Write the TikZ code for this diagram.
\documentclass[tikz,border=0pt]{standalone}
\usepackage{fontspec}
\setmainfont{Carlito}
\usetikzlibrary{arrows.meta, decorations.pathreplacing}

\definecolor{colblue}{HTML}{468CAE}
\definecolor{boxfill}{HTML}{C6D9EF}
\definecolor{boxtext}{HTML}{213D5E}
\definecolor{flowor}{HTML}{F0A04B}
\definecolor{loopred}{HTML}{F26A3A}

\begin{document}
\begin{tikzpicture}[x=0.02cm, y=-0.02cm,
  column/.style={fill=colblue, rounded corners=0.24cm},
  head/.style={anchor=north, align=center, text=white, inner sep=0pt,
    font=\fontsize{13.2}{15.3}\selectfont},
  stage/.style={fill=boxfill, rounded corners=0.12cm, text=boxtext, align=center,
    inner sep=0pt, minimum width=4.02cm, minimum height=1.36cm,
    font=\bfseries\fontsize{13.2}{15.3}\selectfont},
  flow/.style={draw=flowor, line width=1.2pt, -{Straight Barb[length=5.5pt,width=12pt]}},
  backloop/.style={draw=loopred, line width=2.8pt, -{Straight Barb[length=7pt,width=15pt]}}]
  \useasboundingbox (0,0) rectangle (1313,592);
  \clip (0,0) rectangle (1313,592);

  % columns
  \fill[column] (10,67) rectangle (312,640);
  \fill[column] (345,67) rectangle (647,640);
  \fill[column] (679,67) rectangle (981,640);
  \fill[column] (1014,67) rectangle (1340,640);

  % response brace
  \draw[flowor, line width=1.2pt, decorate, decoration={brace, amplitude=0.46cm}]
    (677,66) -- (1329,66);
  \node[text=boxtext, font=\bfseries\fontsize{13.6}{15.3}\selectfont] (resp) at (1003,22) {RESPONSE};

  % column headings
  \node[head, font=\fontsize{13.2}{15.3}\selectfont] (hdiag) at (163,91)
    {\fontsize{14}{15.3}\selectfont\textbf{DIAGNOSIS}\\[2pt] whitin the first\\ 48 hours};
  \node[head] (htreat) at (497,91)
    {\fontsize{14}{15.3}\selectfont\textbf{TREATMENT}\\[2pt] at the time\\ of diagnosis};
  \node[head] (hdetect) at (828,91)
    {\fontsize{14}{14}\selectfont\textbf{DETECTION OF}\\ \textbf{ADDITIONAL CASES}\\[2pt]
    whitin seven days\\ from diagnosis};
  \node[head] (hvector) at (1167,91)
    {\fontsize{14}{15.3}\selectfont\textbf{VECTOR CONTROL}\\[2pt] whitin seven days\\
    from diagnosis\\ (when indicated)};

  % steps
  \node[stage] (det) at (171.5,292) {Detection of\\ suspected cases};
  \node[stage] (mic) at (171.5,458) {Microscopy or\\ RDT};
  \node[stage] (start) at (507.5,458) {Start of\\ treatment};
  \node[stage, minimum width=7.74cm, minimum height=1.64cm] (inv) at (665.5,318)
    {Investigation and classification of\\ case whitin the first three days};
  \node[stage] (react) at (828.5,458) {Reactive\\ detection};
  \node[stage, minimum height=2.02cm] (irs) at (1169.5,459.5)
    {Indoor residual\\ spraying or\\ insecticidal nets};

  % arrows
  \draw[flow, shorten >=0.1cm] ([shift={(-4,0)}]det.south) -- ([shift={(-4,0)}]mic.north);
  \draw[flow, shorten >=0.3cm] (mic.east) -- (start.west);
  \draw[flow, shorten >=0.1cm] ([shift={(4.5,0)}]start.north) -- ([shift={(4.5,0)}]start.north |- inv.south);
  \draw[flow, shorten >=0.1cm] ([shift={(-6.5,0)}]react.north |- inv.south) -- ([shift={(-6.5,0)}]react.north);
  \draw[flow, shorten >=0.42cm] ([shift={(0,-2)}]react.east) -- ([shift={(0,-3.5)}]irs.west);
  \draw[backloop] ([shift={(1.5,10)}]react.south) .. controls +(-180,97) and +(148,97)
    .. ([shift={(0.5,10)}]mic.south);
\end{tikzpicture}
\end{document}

--

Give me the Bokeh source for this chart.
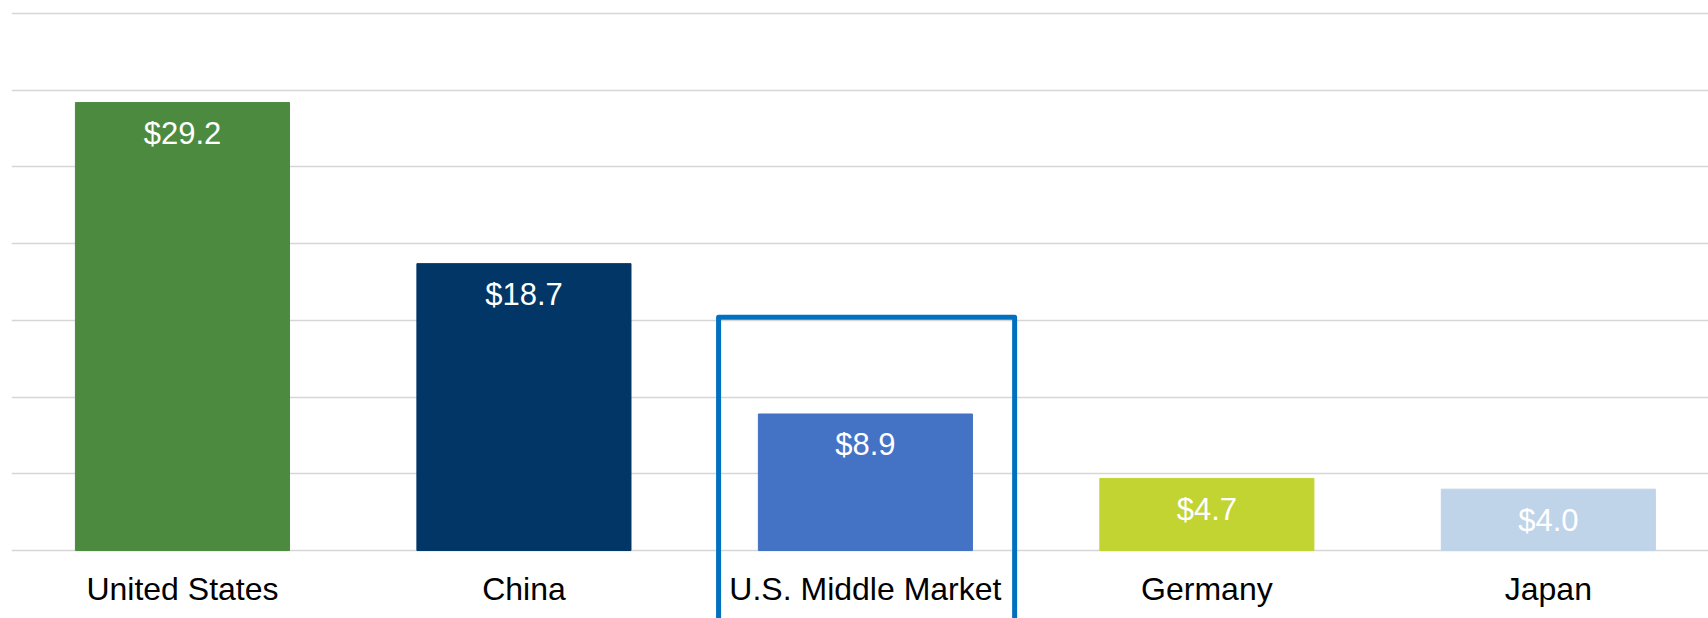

▸ Written task: Give nothing but the count of lines in the listing above that hold the string "this".

▸ Reply to the task: 2